***** Provided material *****
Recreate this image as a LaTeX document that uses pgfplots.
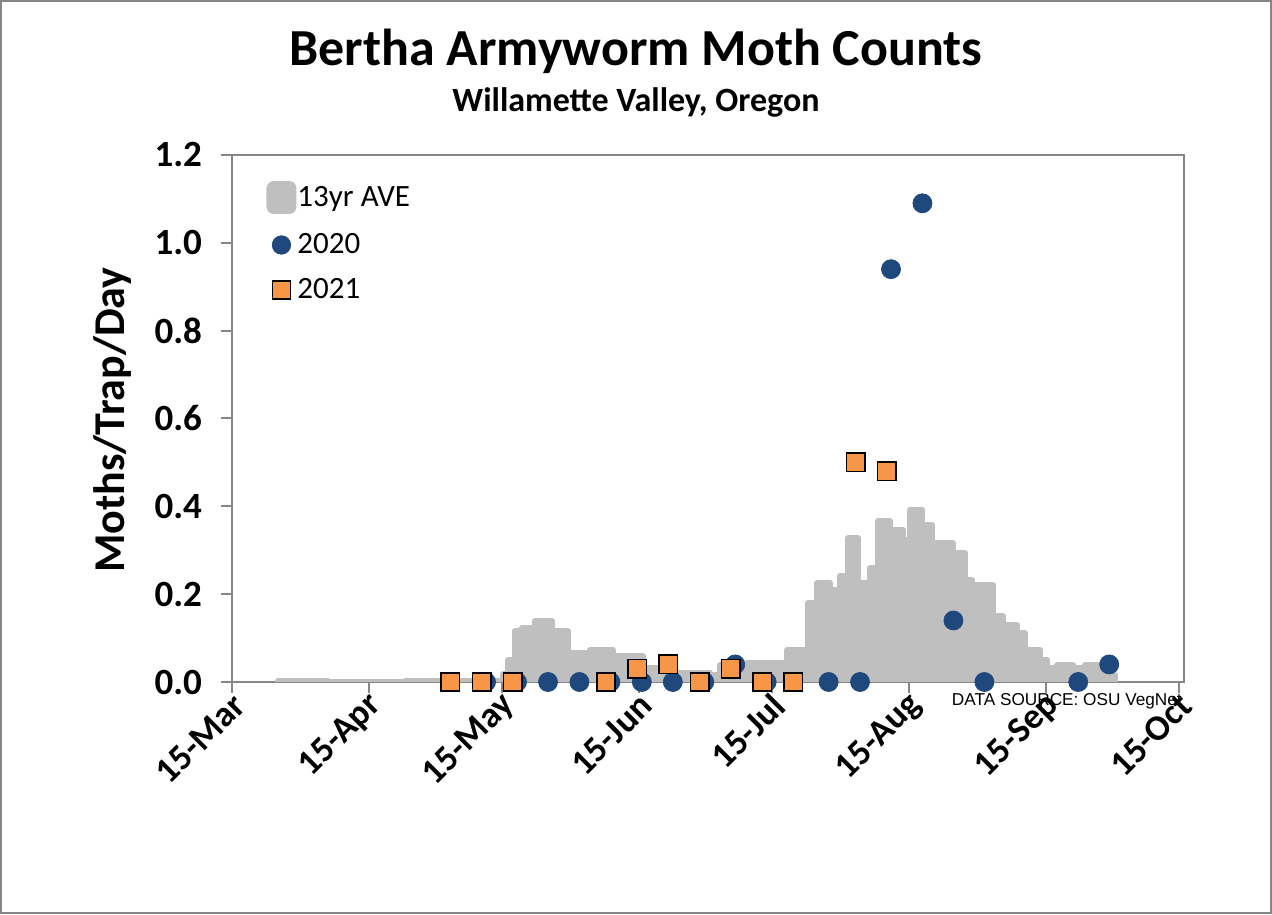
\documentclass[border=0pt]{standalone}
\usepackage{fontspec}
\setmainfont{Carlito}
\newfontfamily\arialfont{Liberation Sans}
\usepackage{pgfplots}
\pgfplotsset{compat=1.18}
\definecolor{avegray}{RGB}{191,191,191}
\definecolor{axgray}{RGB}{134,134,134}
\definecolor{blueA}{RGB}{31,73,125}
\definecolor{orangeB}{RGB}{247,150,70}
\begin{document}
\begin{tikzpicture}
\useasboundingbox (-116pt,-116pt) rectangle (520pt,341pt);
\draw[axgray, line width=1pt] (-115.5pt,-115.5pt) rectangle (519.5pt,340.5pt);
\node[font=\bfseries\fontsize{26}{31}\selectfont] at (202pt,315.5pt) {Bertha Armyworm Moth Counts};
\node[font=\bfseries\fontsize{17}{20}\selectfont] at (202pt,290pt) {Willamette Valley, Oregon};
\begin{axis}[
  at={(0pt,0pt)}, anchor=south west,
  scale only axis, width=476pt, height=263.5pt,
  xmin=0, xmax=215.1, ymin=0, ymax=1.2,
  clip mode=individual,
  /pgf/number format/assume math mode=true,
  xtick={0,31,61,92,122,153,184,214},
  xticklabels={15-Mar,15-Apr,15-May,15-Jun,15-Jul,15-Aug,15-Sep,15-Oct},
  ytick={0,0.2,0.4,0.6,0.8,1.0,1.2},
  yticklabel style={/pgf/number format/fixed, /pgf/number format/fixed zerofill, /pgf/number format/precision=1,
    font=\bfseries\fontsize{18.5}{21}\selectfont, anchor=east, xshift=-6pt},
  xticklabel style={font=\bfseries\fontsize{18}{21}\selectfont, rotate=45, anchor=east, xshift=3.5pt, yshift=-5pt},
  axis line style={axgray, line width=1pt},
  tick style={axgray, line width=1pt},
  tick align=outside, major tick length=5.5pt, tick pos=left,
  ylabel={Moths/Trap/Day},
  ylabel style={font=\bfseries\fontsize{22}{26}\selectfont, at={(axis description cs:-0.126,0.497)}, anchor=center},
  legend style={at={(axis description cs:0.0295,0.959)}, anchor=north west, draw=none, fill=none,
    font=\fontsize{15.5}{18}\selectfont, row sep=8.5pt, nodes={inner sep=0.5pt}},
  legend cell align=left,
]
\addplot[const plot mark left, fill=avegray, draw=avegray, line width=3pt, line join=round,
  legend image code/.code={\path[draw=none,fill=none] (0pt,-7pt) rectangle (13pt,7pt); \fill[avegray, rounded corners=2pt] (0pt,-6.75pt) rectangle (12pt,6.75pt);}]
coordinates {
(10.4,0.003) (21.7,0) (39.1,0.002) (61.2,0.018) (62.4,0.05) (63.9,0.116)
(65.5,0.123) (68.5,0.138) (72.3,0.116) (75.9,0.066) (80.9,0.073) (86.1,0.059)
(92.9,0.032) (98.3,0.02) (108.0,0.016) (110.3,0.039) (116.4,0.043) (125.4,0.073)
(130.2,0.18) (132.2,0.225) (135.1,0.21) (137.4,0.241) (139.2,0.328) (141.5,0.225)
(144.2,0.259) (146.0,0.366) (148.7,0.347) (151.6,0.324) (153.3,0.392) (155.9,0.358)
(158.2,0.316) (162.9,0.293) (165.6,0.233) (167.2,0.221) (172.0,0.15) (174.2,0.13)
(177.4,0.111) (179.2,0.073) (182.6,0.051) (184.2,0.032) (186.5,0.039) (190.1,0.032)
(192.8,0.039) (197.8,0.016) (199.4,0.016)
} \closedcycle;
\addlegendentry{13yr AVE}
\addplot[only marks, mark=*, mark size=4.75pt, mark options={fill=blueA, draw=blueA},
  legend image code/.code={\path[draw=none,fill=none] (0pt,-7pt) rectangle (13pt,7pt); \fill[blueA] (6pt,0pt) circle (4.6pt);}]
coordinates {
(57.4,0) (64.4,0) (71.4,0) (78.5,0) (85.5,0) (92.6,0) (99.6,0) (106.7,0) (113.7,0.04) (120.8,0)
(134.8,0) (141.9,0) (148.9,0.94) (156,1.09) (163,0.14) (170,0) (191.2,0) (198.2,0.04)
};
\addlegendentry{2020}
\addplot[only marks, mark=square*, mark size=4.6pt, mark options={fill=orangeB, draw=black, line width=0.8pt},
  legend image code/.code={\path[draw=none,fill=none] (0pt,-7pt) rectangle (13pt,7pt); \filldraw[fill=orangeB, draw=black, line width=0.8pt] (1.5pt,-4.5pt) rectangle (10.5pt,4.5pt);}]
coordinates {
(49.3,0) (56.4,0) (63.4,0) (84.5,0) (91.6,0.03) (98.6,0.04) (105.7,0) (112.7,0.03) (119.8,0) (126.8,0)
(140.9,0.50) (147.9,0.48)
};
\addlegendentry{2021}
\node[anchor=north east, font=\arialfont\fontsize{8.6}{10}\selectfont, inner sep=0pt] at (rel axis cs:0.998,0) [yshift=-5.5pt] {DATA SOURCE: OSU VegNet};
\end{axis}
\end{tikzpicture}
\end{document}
*****
***** Provided material *****
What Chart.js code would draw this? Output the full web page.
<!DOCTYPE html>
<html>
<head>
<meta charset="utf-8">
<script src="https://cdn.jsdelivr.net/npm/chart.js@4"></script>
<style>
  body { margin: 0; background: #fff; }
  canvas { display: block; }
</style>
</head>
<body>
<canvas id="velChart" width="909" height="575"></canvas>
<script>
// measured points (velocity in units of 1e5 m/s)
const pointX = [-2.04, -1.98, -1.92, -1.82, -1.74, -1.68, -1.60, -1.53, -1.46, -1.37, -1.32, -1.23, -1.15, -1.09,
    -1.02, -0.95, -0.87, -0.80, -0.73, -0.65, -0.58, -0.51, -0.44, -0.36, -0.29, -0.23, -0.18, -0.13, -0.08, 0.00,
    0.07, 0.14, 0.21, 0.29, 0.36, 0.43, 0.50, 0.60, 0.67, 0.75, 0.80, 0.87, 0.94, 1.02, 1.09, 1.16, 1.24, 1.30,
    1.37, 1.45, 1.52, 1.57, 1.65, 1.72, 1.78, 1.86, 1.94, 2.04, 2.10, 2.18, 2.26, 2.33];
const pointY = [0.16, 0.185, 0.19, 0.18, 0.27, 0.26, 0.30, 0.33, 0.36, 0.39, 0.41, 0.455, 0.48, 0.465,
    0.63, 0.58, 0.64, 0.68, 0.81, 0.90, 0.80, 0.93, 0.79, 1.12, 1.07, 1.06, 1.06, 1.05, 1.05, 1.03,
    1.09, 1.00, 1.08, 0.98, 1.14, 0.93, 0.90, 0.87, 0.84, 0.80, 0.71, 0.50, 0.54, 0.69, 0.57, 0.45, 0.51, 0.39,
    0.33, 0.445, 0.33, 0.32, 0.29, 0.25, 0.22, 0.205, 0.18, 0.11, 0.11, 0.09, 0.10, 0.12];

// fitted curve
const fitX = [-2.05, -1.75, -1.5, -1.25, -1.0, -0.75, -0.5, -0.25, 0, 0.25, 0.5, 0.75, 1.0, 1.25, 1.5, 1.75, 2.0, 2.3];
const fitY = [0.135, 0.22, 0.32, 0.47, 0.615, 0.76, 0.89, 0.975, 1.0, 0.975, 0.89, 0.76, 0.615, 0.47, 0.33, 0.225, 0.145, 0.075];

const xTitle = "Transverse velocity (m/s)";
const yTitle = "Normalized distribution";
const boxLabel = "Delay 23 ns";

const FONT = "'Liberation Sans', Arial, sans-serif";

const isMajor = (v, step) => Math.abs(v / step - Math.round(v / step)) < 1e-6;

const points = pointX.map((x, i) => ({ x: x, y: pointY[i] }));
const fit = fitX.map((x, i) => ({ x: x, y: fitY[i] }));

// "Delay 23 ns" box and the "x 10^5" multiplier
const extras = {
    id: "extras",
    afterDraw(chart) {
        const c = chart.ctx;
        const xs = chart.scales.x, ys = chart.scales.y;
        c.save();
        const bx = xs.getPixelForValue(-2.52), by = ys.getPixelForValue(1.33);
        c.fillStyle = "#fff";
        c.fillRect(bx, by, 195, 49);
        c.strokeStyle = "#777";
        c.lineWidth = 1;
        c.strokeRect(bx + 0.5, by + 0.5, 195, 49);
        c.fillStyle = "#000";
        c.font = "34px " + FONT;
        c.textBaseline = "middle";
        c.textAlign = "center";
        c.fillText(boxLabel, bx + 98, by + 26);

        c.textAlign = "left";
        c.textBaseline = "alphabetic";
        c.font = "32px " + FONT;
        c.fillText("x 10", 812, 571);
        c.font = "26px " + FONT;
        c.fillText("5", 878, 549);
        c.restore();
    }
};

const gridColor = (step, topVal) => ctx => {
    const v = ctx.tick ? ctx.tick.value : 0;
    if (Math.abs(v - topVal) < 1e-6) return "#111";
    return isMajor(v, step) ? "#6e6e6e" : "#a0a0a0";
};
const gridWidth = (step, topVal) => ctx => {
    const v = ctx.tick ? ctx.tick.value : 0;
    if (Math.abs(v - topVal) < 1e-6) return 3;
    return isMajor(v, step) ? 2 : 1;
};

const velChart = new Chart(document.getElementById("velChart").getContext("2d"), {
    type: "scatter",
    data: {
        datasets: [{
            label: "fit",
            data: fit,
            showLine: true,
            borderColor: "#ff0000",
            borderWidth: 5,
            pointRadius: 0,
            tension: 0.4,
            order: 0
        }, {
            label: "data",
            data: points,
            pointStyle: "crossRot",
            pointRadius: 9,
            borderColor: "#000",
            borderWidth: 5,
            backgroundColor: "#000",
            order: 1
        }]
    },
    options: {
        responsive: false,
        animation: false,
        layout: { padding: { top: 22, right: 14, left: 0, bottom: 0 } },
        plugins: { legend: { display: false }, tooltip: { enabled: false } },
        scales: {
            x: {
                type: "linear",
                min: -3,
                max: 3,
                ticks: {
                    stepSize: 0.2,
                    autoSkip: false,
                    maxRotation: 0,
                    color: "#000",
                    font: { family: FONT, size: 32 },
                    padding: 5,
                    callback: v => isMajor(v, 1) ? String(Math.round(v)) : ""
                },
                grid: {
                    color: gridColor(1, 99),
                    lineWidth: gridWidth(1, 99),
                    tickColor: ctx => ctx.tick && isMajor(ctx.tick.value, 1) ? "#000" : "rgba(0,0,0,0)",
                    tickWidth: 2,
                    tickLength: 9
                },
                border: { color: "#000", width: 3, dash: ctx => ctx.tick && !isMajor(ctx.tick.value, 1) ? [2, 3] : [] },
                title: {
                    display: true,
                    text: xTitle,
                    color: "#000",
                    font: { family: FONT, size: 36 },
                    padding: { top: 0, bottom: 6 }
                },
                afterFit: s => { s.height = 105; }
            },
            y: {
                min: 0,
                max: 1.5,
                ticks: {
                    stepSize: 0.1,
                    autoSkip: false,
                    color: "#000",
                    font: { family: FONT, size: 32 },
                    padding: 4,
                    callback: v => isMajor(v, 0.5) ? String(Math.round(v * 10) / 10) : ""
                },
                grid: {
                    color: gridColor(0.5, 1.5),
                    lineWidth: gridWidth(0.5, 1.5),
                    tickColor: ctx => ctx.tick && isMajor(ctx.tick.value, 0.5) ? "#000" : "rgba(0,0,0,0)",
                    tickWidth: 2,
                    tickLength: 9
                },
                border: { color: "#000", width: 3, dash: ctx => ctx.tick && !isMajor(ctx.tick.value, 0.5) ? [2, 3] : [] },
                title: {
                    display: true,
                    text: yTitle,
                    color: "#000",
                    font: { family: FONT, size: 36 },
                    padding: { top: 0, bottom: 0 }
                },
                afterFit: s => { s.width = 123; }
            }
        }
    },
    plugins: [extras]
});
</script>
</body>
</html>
*****
**Task description**
From the data above, show each line that contains "this".

**Final result**
Recreate this image as a LaTeX document that uses pgfplots.
What Chart.js code would draw this? Output the full web page.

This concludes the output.